In reading both the Doctrine and the Learning, the language of both seemed to me to be the same. I can’t sense any real difference in style or tone. The other thing I noticed is that it lacks any distinctive literary quality of its own, like the King James Bible has, and it doesn’t flow like a narrative would. Some paragraphs are clearly linked together in meaning, but others just follow each other, with the subjects unrelated from one to the other. In other words, it is just a jumbled record of the sayings of Confucius and his disciples. It isn’t a Bible or a Koran.

This got me thinking about whether a religious work could be like that, or whether a truly religious doctrine would require both a distinctive literary style and a cohesive, sustained narrative — a beginning, a middle, and an end. And what about philosophy? Would it require the same things? Maybe both religion and philosophy both require the style and narrative, but there is a middle kind of idea that has neither, yet can still be important. To me, these are key questions, maybe even obvious ones, but ones that should be addressed.

At first, you might think that the sayings of Confucius have two things going against them: their age, and their original language.
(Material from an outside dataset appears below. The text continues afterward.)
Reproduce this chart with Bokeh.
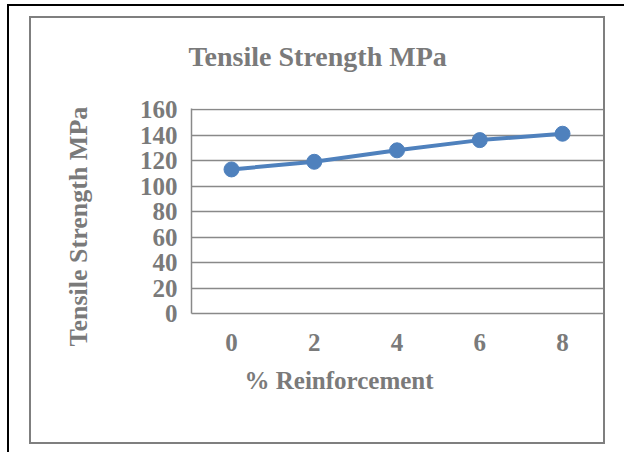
from bokeh.plotting import figure
from bokeh.models import Range1d, FixedTicker, Title
from bokeh.embed import file_html
from bokeh.resources import INLINE

# Data
reinforcement = [0, 2, 4, 6, 8]
tensile_strength = [113, 119, 128, 136, 141]
y_ticks = [0, 20, 40, 60, 80, 100, 120, 140, 160]

title_text = "Tensile Strength MPa"
x_label_text = "% Reinforcement"
y_label_text = "Tensile Strength MPa"

FONT = "Liberation Serif"
TEXT_COLOR = "#7a7a7a"
GRID_COLOR = "#898989"
LINE_COLOR = "#4f81bd"

W, H = 624, 452
FL, FR, FT, FB = 191, 603, 108, 313   # frame edges in canvas px

p = figure(width=W, height=H, output_backend="svg", toolbar_location=None,
           x_range=Range1d(-0.967, 8.99), y_range=Range1d(0, 160.8),
           min_border_left=FL, min_border_right=W - FR,
           min_border_top=FT, min_border_bottom=H - FB)
p.background_fill_color = None
p.border_fill_color = None
p.outline_line_color = None

# chart title
p.title.text = title_text
p.title.align = "left"
p.title.offset = -3
p.title.standoff = 74
p.title.text_font = FONT
p.title.text_font_style = "bold"
p.title.text_font_size = "28px"
p.title.text_color = TEXT_COLOR

# axes
p.xaxis.ticker = FixedTicker(ticks=reinforcement)
p.yaxis.ticker = FixedTicker(ticks=y_ticks)
for ax in (p.xaxis[0], p.yaxis[0]):
    ax.major_tick_line_color = None
    ax.minor_tick_line_color = None
    ax.major_tick_out = 0
    ax.major_tick_in = 0
    ax.axis_line_color = GRID_COLOR
    ax.axis_line_width = 1.5
    ax.major_label_text_font = FONT
    ax.major_label_text_font_style = "bold"
    ax.major_label_text_font_size = "25px"
    ax.major_label_text_color = TEXT_COLOR
p.yaxis.major_label_standoff = 14
p.xaxis.major_label_standoff = 20

# axis titles
x_title = Title(text=x_label_text, align="left", offset=53, standoff=26,
                vertical_align="top", text_font=FONT, text_font_style="bold",
                text_font_size="25px", text_color=TEXT_COLOR)
y_title = Title(text=y_label_text, align="left", offset=-33, standoff=88,
                vertical_align="bottom", text_font=FONT, text_font_style="bold",
                text_font_size="26px", text_color=TEXT_COLOR)
p.add_layout(x_title, "below")
p.add_layout(y_title, "left")

p.xgrid.grid_line_color = None
p.ygrid.grid_line_color = GRID_COLOR
p.ygrid.grid_line_width = 1.5

# series
p.line(reinforcement, tensile_strength, line_color=LINE_COLOR, line_width=4)
p.scatter(reinforcement, tensile_strength, size=15, marker="circle",
          fill_color=LINE_COLOR, line_color=LINE_COLOR)

# chart-area box (gray) and outer page frame (black) drawn behind the canvas
g = "linear-gradient(#7f7f7f,#7f7f7f)"
k = "linear-gradient(#000,#000)"
p.styles = {
    "background-color": "white",
    "background-image": ", ".join([k, k, g, g, g, g]),
    "background-position": "7px 4px, 7px 4px, 29px 16px, 29px 442px, 29px 16px, 603px 16px",
    "background-size": "617px 2px, 2px 448px, 576px 2px, 576px 2px, 2px 428px, 2px 428px",
    "background-repeat": "no-repeat",
}

open("out.html", "w").write(file_html(p, INLINE))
Maybe ancient Chinese just doesn’t translate well into English. But then there are other literary works just as old, or about that old, and spring from languages that are also unrelated to English, and that come from cultures just as alien to the West. Right away the Old Testament and the legends of Gilgamesh and Beowulf come to mind. And Chinese was a language, not a code like the hieroglyphics of ancient Egypt. Moving ahead, the sayings of Christ aren’t all linked by a larger narrative either. It’s interesting that a lot of people seriously question whether Confucius and Christ even lived, and offer as their reasoning a lack of historical evidence for either one of them. But of those two, one definitely started a religion. Seen that way, I’m going to say that Confucianism is not a religion, at least not in the Western sense. I doubt it’s a religion for anyone who needs a living God to worship.

So how does the Doctrine and the Learning stack up as a philosophy if it isn’t a religion? Right away, it’s possible that it isn’t a philosophy either. They are presented as either/or a religion or a philosophy for this paper, but that doesn’t mean they actually are one or the other. The problem is like the one we encountered before: the lack of a connecting theme and the lack of a distinctly literary style. By style I mean, does it sound like it was written by the same author, or at least (like the Bible) at least sound like it was edited and translated by the same committee? I think that a philosophy needs both, and these two books of Confucius don’t give the English-language reader that impression. But then again, there is more than one kind of philosophy.

There is the kind of philosophy you learn about when reading a specific treatise by a specific author. Most people probably think of something like Immanuel Kant’s A Critique of Pure Reason (which most people, including me, haven’t read) when they think of the word philosophy. But we all know that a philosophy can be a lot looser than that. You might (and probably do) have your own philosophy of life which you try to follow when it isn’t too inconvenient, expensive, or dangerous to do so.

To me, that’s what these sayings of Confucius are. They represent a kind of mindset, one that seeks to be open-minded, wise, respectful, learning, and forgiving — whether it is inconvenient, expensive, or dangerous to do so or not. The path may not be left for an instant. If it could be left, it would not be the path. Anecdotes are given to guide the way, but they are pretty general. I think it would be both easy and difficult to apply them to any given situation today. It just depends on how much detail you need. If you don’t need much, then any precept will do. I looked for an example to guide me in the classroom. Again, the devil is in the details. To be fond of learning is to be near to knowledge is true enough. But only for the knowledge we want. For the other kind, you need a classroom (a word not found in the books) or a Confucius.